TASK DATA:
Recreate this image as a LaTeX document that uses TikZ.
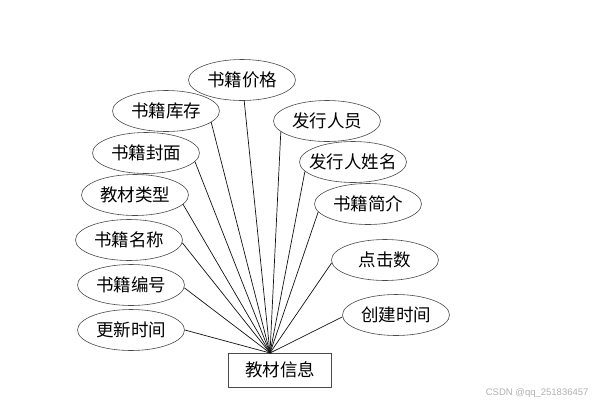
--
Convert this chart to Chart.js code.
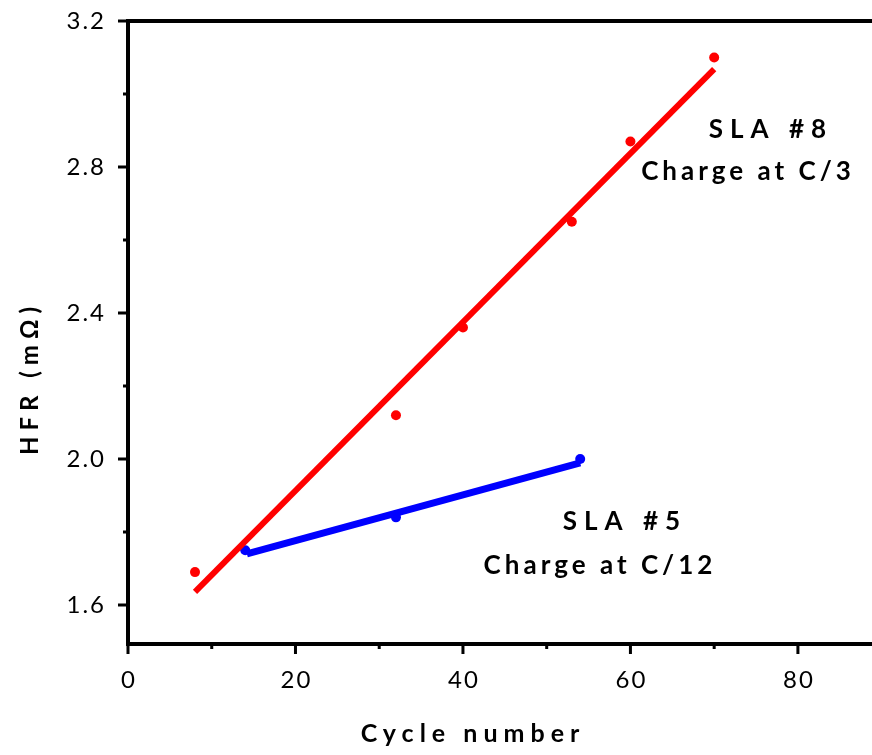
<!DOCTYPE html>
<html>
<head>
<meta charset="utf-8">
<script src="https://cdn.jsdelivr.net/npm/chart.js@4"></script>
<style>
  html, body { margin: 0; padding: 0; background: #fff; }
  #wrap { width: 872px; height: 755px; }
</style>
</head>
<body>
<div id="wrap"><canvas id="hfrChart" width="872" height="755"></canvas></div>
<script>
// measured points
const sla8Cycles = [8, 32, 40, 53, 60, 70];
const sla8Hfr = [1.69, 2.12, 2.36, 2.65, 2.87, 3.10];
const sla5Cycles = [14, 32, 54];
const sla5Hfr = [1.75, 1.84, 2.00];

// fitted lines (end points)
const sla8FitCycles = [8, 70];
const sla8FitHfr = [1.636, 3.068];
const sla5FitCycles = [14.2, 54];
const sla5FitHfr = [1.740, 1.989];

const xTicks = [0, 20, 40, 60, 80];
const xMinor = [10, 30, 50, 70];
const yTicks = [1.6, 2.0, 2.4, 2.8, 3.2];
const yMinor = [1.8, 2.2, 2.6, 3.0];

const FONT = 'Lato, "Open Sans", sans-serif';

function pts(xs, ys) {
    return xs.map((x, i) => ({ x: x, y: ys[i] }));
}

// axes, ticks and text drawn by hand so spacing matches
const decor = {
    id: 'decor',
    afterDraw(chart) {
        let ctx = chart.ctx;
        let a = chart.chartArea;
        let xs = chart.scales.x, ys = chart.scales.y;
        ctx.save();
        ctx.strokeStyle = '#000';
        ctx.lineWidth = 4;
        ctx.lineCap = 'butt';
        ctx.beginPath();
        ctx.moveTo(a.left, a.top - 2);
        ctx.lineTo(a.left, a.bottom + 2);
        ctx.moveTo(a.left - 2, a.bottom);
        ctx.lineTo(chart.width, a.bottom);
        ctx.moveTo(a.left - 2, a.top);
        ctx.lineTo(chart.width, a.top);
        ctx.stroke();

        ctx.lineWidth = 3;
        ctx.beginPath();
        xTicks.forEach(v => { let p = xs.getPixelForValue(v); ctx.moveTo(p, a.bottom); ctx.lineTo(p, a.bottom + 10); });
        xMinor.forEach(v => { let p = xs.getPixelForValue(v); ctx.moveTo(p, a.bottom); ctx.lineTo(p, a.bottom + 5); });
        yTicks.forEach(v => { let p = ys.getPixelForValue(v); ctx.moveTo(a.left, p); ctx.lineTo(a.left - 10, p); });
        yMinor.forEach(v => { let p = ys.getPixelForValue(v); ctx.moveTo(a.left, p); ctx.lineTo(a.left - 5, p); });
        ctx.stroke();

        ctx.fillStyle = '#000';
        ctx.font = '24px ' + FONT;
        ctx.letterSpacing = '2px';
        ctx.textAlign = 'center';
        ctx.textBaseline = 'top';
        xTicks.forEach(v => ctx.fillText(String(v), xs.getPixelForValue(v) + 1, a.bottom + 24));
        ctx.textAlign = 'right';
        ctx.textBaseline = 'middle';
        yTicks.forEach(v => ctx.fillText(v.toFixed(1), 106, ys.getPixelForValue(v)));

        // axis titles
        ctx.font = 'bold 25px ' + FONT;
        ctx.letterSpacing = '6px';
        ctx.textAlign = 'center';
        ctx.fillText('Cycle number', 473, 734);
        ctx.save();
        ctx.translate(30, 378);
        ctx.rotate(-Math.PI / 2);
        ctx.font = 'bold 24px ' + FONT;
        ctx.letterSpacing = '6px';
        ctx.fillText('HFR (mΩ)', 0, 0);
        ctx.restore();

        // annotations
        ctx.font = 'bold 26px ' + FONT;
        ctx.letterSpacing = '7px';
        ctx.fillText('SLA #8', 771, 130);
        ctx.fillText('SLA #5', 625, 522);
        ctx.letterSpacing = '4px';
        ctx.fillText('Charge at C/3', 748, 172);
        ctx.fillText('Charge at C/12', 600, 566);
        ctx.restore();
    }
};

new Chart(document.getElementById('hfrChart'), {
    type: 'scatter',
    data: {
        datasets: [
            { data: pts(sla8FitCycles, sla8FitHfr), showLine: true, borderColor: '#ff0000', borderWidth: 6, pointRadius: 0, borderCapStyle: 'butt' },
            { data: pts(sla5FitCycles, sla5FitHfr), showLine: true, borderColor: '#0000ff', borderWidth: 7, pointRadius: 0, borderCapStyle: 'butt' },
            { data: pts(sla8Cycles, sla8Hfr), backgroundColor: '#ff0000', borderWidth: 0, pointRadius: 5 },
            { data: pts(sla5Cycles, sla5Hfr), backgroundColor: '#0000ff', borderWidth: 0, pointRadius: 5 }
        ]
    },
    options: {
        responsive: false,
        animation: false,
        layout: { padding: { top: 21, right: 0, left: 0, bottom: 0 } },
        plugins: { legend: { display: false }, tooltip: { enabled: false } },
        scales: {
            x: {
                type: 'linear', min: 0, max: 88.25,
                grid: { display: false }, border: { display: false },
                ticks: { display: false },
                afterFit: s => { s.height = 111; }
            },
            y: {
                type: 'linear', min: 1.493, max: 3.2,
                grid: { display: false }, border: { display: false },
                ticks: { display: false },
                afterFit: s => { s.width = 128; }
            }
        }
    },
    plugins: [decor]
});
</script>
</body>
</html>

TASK GOAL:
Pick out the lines above containing the word "document", then copy them.

SOLUTION TO THIS EXERCISE:
Recreate this image as a LaTeX document that uses TikZ.
new Chart(document.getElementById('hfrChart'), {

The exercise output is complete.